Problem ::
Exactly as written, write out the lines below from the first to the one containing "(python) at (493,462)", inclusive. Pictures do not belong in the copy.

------------------------------------------------------------------------

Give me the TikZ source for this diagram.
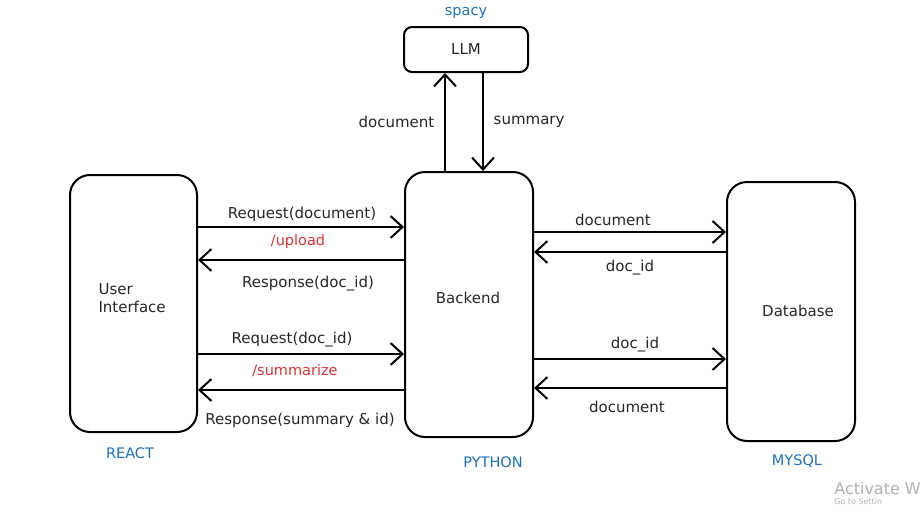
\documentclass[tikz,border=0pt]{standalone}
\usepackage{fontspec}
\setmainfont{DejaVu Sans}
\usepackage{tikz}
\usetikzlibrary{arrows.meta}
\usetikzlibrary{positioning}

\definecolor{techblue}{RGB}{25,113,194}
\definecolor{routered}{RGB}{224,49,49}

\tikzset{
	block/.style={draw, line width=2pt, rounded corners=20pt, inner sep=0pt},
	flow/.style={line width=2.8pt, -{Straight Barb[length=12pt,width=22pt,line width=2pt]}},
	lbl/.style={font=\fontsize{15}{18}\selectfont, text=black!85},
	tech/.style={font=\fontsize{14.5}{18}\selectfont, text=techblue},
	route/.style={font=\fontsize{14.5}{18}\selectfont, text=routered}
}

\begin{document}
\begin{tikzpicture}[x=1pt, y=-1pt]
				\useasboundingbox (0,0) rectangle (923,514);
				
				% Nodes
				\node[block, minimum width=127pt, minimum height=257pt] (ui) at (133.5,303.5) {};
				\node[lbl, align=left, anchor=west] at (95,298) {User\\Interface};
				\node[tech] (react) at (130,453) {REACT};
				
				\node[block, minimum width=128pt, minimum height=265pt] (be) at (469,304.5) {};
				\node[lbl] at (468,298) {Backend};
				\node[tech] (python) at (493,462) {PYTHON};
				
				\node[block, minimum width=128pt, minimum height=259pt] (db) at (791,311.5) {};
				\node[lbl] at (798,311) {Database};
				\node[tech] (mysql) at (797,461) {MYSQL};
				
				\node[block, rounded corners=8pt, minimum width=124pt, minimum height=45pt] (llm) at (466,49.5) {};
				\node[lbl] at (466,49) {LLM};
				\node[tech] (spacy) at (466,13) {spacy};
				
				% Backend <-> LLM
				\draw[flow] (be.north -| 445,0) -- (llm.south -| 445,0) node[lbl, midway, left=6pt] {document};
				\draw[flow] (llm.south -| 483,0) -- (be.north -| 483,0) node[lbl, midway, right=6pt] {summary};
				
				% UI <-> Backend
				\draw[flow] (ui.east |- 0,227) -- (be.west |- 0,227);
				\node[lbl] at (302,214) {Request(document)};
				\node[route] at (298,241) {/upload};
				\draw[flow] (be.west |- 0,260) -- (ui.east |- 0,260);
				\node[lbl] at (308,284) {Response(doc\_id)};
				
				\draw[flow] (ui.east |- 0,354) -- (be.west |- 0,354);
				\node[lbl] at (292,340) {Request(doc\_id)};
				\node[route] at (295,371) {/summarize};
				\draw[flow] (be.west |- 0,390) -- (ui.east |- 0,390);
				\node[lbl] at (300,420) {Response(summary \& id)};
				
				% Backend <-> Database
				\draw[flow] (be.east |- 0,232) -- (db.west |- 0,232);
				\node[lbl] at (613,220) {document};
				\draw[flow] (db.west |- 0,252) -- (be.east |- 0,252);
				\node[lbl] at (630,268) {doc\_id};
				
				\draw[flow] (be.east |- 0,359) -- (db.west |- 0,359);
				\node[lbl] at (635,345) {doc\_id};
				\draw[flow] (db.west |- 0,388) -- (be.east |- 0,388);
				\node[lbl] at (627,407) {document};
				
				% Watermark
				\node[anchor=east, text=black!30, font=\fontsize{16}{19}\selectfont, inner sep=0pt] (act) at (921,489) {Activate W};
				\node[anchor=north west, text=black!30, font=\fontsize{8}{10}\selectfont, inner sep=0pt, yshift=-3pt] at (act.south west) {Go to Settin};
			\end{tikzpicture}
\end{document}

------------------------------------------------------------------------

Correct response ::
Give me the TikZ source for this diagram.
\documentclass[tikz,border=0pt]{standalone}
\usepackage{fontspec}
\setmainfont{DejaVu Sans}
\usepackage{tikz}
\usetikzlibrary{arrows.meta}
\usetikzlibrary{positioning}

\definecolor{techblue}{RGB}{25,113,194}
\definecolor{routered}{RGB}{224,49,49}

\tikzset{
	block/.style={draw, line width=2pt, rounded corners=20pt, inner sep=0pt},
	flow/.style={line width=2.8pt, -{Straight Barb[length=12pt,width=22pt,line width=2pt]}},
	lbl/.style={font=\fontsize{15}{18}\selectfont, text=black!85},
	tech/.style={font=\fontsize{14.5}{18}\selectfont, text=techblue},
	route/.style={font=\fontsize{14.5}{18}\selectfont, text=routered}
}

\begin{document}
\begin{tikzpicture}[x=1pt, y=-1pt]
				\useasboundingbox (0,0) rectangle (923,514);
				
				% Nodes
				\node[block, minimum width=127pt, minimum height=257pt] (ui) at (133.5,303.5) {};
				\node[lbl, align=left, anchor=west] at (95,298) {User\\Interface};
				\node[tech] (react) at (130,453) {REACT};
				
				\node[block, minimum width=128pt, minimum height=265pt] (be) at (469,304.5) {};
				\node[lbl] at (468,298) {Backend};
				\node[tech] (python) at (493,462) {PYTHON};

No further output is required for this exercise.